## [Exercise]
Nothing in the data should change when you return it, but leave the pictures out.

[Start Data provided]

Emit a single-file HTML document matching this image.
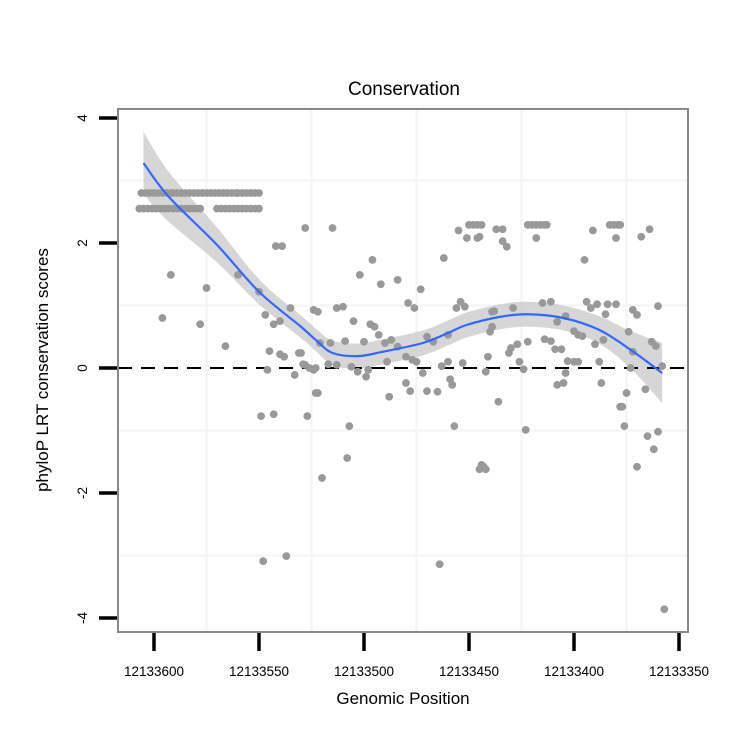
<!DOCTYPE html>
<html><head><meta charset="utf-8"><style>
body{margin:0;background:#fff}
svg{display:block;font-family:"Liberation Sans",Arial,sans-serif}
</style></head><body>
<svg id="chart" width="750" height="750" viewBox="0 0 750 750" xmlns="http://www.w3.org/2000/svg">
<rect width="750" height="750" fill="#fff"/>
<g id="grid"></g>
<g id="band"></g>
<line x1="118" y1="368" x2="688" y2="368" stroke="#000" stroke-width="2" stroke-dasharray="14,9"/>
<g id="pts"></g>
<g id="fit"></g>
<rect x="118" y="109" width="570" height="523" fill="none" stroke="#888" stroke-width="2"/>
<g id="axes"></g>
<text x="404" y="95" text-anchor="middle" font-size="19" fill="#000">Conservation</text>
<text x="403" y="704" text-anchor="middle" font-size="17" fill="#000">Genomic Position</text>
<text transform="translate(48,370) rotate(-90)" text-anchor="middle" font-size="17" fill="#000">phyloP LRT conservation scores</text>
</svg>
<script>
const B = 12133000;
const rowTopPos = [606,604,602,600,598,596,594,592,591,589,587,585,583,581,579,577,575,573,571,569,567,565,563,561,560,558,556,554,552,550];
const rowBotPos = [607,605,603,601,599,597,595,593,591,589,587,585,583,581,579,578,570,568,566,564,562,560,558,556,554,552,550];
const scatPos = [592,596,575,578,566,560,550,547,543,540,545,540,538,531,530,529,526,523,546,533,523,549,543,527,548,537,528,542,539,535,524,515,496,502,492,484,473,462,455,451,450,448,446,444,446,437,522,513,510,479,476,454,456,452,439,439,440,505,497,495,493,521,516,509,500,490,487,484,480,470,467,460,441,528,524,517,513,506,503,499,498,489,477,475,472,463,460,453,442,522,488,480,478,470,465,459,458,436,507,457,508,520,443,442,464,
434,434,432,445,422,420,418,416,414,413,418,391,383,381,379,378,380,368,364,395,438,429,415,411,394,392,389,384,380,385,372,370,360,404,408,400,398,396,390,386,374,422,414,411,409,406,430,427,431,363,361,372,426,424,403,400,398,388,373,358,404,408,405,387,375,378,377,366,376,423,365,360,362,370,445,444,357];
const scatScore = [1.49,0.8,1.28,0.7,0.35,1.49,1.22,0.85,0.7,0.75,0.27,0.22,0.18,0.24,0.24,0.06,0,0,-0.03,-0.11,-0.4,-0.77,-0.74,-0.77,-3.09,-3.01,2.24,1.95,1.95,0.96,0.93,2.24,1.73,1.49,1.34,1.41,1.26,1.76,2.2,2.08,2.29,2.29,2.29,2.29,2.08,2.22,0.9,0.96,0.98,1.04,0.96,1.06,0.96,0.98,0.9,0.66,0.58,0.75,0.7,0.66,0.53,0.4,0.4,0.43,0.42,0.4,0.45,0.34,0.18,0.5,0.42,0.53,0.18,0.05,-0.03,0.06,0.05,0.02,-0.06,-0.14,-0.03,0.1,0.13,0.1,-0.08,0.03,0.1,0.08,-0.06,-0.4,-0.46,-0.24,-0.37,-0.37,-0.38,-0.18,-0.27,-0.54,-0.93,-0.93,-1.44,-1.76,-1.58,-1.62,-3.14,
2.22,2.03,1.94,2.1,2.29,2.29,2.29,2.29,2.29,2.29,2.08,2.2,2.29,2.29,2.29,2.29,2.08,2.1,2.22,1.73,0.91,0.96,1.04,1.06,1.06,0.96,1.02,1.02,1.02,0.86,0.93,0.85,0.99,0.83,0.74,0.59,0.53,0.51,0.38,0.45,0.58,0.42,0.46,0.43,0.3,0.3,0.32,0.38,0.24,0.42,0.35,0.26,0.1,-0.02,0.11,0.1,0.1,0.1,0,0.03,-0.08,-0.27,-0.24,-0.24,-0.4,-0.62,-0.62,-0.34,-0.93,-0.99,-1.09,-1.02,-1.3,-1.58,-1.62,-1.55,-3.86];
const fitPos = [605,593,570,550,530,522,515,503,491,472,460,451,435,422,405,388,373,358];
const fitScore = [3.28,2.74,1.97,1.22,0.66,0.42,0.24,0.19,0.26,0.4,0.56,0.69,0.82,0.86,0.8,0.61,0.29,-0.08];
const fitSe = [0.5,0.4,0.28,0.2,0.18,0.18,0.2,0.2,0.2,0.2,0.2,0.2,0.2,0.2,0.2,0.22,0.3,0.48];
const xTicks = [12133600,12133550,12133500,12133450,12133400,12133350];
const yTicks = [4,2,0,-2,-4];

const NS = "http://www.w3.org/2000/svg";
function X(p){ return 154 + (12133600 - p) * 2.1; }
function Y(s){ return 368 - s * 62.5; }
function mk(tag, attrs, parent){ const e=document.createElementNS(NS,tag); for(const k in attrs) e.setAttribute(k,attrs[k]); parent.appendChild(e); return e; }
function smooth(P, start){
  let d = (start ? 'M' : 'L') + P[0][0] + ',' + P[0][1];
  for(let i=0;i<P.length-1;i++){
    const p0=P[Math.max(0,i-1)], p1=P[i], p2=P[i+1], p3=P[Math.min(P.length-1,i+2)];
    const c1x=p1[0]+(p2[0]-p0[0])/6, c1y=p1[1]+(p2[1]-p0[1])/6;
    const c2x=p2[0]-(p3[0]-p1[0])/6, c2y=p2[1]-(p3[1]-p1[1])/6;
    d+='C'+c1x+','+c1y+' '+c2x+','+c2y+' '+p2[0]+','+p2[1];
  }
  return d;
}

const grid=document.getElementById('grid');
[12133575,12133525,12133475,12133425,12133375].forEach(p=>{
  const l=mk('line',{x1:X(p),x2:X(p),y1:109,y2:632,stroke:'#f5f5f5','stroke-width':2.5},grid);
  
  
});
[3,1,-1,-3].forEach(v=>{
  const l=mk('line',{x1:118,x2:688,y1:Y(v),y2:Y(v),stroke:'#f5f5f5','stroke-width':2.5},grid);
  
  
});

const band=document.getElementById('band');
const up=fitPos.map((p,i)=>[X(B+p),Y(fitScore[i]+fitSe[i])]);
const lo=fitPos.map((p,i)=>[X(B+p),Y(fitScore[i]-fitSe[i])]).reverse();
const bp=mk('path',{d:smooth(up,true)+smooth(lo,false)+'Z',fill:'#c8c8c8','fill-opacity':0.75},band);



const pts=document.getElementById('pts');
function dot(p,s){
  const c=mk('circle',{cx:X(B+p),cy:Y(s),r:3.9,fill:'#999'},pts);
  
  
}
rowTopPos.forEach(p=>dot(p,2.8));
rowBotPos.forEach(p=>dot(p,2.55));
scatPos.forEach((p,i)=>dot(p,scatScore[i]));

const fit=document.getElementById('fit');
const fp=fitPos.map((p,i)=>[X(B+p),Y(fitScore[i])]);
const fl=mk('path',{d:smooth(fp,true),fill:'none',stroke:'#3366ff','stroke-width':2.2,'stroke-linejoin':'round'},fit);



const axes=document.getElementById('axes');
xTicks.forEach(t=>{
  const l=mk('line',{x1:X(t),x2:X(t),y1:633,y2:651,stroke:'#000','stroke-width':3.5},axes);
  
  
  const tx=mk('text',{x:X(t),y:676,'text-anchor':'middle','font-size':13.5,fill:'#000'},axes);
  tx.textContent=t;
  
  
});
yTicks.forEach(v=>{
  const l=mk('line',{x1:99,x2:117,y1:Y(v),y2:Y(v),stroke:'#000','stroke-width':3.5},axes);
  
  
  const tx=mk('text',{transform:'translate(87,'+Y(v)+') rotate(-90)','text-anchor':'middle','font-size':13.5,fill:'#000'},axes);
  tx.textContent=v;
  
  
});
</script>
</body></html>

[End Data provided]

## [Finished task]
Emit a single-file HTML document matching this image.
<!DOCTYPE html>
<html><head><meta charset="utf-8"><style>
body{margin:0;background:#fff}
svg{display:block;font-family:"Liberation Sans",Arial,sans-serif}
</style></head><body>
<svg id="chart" width="750" height="750" viewBox="0 0 750 750" xmlns="http://www.w3.org/2000/svg">
<rect width="750" height="750" fill="#fff"/>
<g id="grid"></g>
<g id="band"></g>
<line x1="118" y1="368" x2="688" y2="368" stroke="#000" stroke-width="2" stroke-dasharray="14,9"/>
<g id="pts"></g>
<g id="fit"></g>
<rect x="118" y="109" width="570" height="523" fill="none" stroke="#888" stroke-width="2"/>
<g id="axes"></g>
<text x="404" y="95" text-anchor="middle" font-size="19" fill="#000">Conservation</text>
<text x="403" y="704" text-anchor="middle" font-size="17" fill="#000">Genomic Position</text>
<text transform="translate(48,370) rotate(-90)" text-anchor="middle" font-size="17" fill="#000">phyloP LRT conservation scores</text>
</svg>
<script>
const B = 12133000;
const rowTopPos = [606,604,602,600,598,596,594,592,591,589,587,585,583,581,579,577,575,573,571,569,567,565,563,561,560,558,556,554,552,550];
const rowBotPos = [607,605,603,601,599,597,595,593,591,589,587,585,583,581,579,578,570,568,566,564,562,560,558,556,554,552,550];
const scatPos = [592,596,575,578,566,560,550,547,543,540,545,540,538,531,530,529,526,523,546,533,523,549,543,527,548,537,528,542,539,535,524,515,496,502,492,484,473,462,455,451,450,448,446,444,446,437,522,513,510,479,476,454,456,452,439,439,440,505,497,495,493,521,516,509,500,490,487,484,480,470,467,460,441,528,524,517,513,506,503,499,498,489,477,475,472,463,460,453,442,522,488,480,478,470,465,459,458,436,507,457,508,520,443,442,464,
434,434,432,445,422,420,418,416,414,413,418,391,383,381,379,378,380,368,364,395,438,429,415,411,394,392,389,384,380,385,372,370,360,404,408,400,398,396,390,386,374,422,414,411,409,406,430,427,431,363,361,372,426,424,403,400,398,388,373,358,404,408,405,387,375,378,377,366,376,423,365,360,362,370,445,444,357];
const scatScore = [1.49,0.8,1.28,0.7,0.35,1.49,1.22,0.85,0.7,0.75,0.27,0.22,0.18,0.24,0.24,0.06,0,0,-0.03,-0.11,-0.4,-0.77,-0.74,-0.77,-3.09,-3.01,2.24,1.95,1.95,0.96,0.93,2.24,1.73,1.49,1.34,1.41,1.26,1.76,2.2,2.08,2.29,2.29,2.29,2.29,2.08,2.22,0.9,0.96,0.98,1.04,0.96,1.06,0.96,0.98,0.9,0.66,0.58,0.75,0.7,0.66,0.53,0.4,0.4,0.43,0.42,0.4,0.45,0.34,0.18,0.5,0.42,0.53,0.18,0.05,-0.03,0.06,0.05,0.02,-0.06,-0.14,-0.03,0.1,0.13,0.1,-0.08,0.03,0.1,0.08,-0.06,-0.4,-0.46,-0.24,-0.37,-0.37,-0.38,-0.18,-0.27,-0.54,-0.93,-0.93,-1.44,-1.76,-1.58,-1.62,-3.14,
2.22,2.03,1.94,2.1,2.29,2.29,2.29,2.29,2.29,2.29,2.08,2.2,2.29,2.29,2.29,2.29,2.08,2.1,2.22,1.73,0.91,0.96,1.04,1.06,1.06,0.96,1.02,1.02,1.02,0.86,0.93,0.85,0.99,0.83,0.74,0.59,0.53,0.51,0.38,0.45,0.58,0.42,0.46,0.43,0.3,0.3,0.32,0.38,0.24,0.42,0.35,0.26,0.1,-0.02,0.11,0.1,0.1,0.1,0,0.03,-0.08,-0.27,-0.24,-0.24,-0.4,-0.62,-0.62,-0.34,-0.93,-0.99,-1.09,-1.02,-1.3,-1.58,-1.62,-1.55,-3.86];
const fitPos = [605,593,570,550,530,522,515,503,491,472,460,451,435,422,405,388,373,358];
const fitScore = [3.28,2.74,1.97,1.22,0.66,0.42,0.24,0.19,0.26,0.4,0.56,0.69,0.82,0.86,0.8,0.61,0.29,-0.08];
const fitSe = [0.5,0.4,0.28,0.2,0.18,0.18,0.2,0.2,0.2,0.2,0.2,0.2,0.2,0.2,0.2,0.22,0.3,0.48];
const xTicks = [12133600,12133550,12133500,12133450,12133400,12133350];
const yTicks = [4,2,0,-2,-4];

const NS = "http://www.w3.org/2000/svg";
function X(p){ return 154 + (12133600 - p) * 2.1; }
function Y(s){ return 368 - s * 62.5; }
function mk(tag, attrs, parent){ const e=document.createElementNS(NS,tag); for(const k in attrs) e.setAttribute(k,attrs[k]); parent.appendChild(e); return e; }
function smooth(P, start){
  let d = (start ? 'M' : 'L') + P[0][0] + ',' + P[0][1];
  for(let i=0;i<P.length-1;i++){
    const p0=P[Math.max(0,i-1)], p1=P[i], p2=P[i+1], p3=P[Math.min(P.length-1,i+2)];
    const c1x=p1[0]+(p2[0]-p0[0])/6, c1y=p1[1]+(p2[1]-p0[1])/6;
    const c2x=p2[0]-(p3[0]-p1[0])/6, c2y=p2[1]-(p3[1]-p1[1])/6;
    d+='C'+c1x+','+c1y+' '+c2x+','+c2y+' '+p2[0]+','+p2[1];
  }
  return d;
}

const grid=document.getElementById('grid');
[12133575,12133525,12133475,12133425,12133375].forEach(p=>{
  const l=mk('line',{x1:X(p),x2:X(p),y1:109,y2:632,stroke:'#f5f5f5','stroke-width':2.5},grid);
  
  
});
[3,1,-1,-3].forEach(v=>{
  const l=mk('line',{x1:118,x2:688,y1:Y(v),y2:Y(v),stroke:'#f5f5f5','stroke-width':2.5},grid);
  
  
});

const band=document.getElementById('band');
const up=fitPos.map((p,i)=>[X(B+p),Y(fitScore[i]+fitSe[i])]);
const lo=fitPos.map((p,i)=>[X(B+p),Y(fitScore[i]-fitSe[i])]).reverse();
const bp=mk('path',{d:smooth(up,true)+smooth(lo,false)+'Z',fill:'#c8c8c8','fill-opacity':0.75},band);



const pts=document.getElementById('pts');
function dot(p,s){
  const c=mk('circle',{cx:X(B+p),cy:Y(s),r:3.9,fill:'#999'},pts);
  
  
}
rowTopPos.forEach(p=>dot(p,2.8));
rowBotPos.forEach(p=>dot(p,2.55));
scatPos.forEach((p,i)=>dot(p,scatScore[i]));

const fit=document.getElementById('fit');
const fp=fitPos.map((p,i)=>[X(B+p),Y(fitScore[i])]);
const fl=mk('path',{d:smooth(fp,true),fill:'none',stroke:'#3366ff','stroke-width':2.2,'stroke-linejoin':'round'},fit);



const axes=document.getElementById('axes');
xTicks.forEach(t=>{
  const l=mk('line',{x1:X(t),x2:X(t),y1:633,y2:651,stroke:'#000','stroke-width':3.5},axes);
  
  
  const tx=mk('text',{x:X(t),y:676,'text-anchor':'middle','font-size':13.5,fill:'#000'},axes);
  tx.textContent=t;
  
  
});
yTicks.forEach(v=>{
  const l=mk('line',{x1:99,x2:117,y1:Y(v),y2:Y(v),stroke:'#000','stroke-width':3.5},axes);
  
  
  const tx=mk('text',{transform:'translate(87,'+Y(v)+') rotate(-90)','text-anchor':'middle','font-size':13.5,fill:'#000'},axes);
  tx.textContent=v;
  
  
});
</script>
</body></html>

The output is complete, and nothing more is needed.